Ou seja, ‘mãos ao alto, isso é um assalto: passe para cá os  3% do PIB  para pagar os juros da dívida pública e garanta uma  Selic com ganho real  acima da inflação que  nada lhe acontecerá’.
É tautológico dizer que o ‘governo petista  aceita’  as condições impostas  pelo mercado.
O governo se mexe na pinguela estreita que  a atual correlação de forças reserva  à mobilidade social brasileira.
Correlações de forças, a exemplo das vantagens comparativas na esfera econômica,  são uma construção histórica de cada povo e de cada época, não uma fatalidade da natureza.
Mas  existem.

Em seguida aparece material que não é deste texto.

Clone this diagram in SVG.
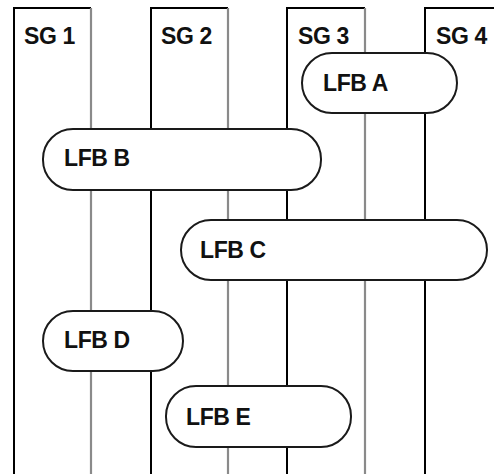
<svg xmlns="http://www.w3.org/2000/svg" width="494" height="474" viewBox="0 0 494 474">
  <style>
    .edge { stroke: #000; stroke-width: 2; fill: none; }
    .gray { stroke: #8a8a8a; stroke-width: 2.2; fill: none; }
    .lfb rect { fill: #fff; stroke: #1a1a1a; stroke-width: 2; }
    text { font-family: "Liberation Sans", Arial, sans-serif; font-weight: bold; font-size: 23px; letter-spacing: -0.4px; fill: #111; }
  </style>
  <rect width="494" height="474" fill="#fff"/>
  <g id="lanes">
    <g id="sg1">
      <path class="edge" d="M14 474 V8 H91"/>
      <line class="gray" x1="91" y1="8" x2="91" y2="474"/>
      <text x="24" y="44">SG 1</text>
    </g>
    <g id="sg2">
      <path class="edge" d="M151 474 V8 H228"/>
      <line class="gray" x1="228" y1="8" x2="228" y2="474"/>
      <text x="161" y="44">SG 2</text>
    </g>
    <g id="sg3">
      <path class="edge" d="M287 474 V8 H365"/>
      <line class="gray" x1="365" y1="8" x2="365" y2="474"/>
      <text x="298" y="44">SG 3</text>
    </g>
    <g id="sg4">
      <path class="edge" d="M425 474 V8 H494"/>
      <text x="436" y="44">SG 4</text>
    </g>
  </g>
  <g id="lfb-a" class="lfb">
    <rect x="302" y="53" width="155" height="60" rx="30" ry="30"/>
    <text x="323" y="91">LFB A</text>
  </g>
  <g id="lfb-b" class="lfb">
    <rect x="43" y="129" width="278" height="61" rx="30" ry="30"/>
    <text x="64" y="166">LFB B</text>
  </g>
  <g id="lfb-c" class="lfb">
    <rect x="181" y="220" width="306" height="60" rx="30" ry="30"/>
    <text x="200" y="258">LFB C</text>
  </g>
  <g id="lfb-d" class="lfb">
    <rect x="43" y="311" width="140" height="60" rx="30" ry="30"/>
    <text x="64" y="348">LFB D</text>
  </g>
  <g id="lfb-e" class="lfb">
    <rect x="166" y="386" width="185" height="61" rx="30" ry="30"/>
    <text x="186" y="425">LFB E</text>
  </g>
</svg>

E tem peso objetivo não apenas no plano interno.
Um governo que entre em choque   com a tríade rentista (FMI, agencias de risco, grandes bancos) simplesmente não encontra  um guichê internacional para se abrigar dos caças bombardeiros  e assegurar um fluxo alternativo  da ordem de dezenas de bilhões de dólares .
 A inexistência desse contraponto  diz muito do aparente paradoxo entre a anemia eleitoral do conservadorismo  nativo e a sua força de sabotagem vocalizada pela mídia. 
Doze  anos de governos progressistas  elevaram a participação do salário no PIB para algo em torno de 51% no Brasil ( o dado disponível do IBGE é de 2009; estima-se que tenha se mantido assim até 2012).
No ciclo tucano (1995/2003) essa fatia  oscilou entre 49% e 46%.
Estamos falando, portanto,  de uma reversão na luta pela riqueza,  que até 2003 premiava invariavelmente   as rendas do capital.
O que o vulcão rentista passou a urrar, e cada vez mais alto, é que essa espiral  bateu no teto.
‘No passara’, avisa.
O interdito afeta todo o metabolismo econômico  e contribui significativamente para agravar os impasses  em curso.
A saber: descasamento entre demanda e infraestrutura, desequilíbrio cambial, desindustrialização dissolvente  e déficit preocupante  em contas correntes.
Não é uma questão de ‘inconsistência do modelo petista’, como alardeiam os zeladores do dinheiro grosso alocados nas editorias de economia.
É uma questão de conflito de interesses.
A macroeconomia não opera em uma  dimensões celestial onde vigem os mercados autorreguláveis, os agentes racionais e seus querubins  midiáticos.
O chão da macroeconomia é a correlação de forças e os sinais são de que ela mudou o patamar de sua tensão no país.
Elevar o discernimento social sobre essa encruzilhada e se preparar para superá-la, erguendo linhas de passagem entre as eleições de outubro e o futuro, é a opção concreta que se coloca à frente progressista brasileira.
Lamúrias radicais diante de um vulcão não logram vantagem nem no quesito decibéis.
Mas tampouco aquiescer aos seus ditames garantirá a indulgência das lavas, como parece crer um certo economicismo  que aconselha ir às urnas vestido de estátua de cinzas.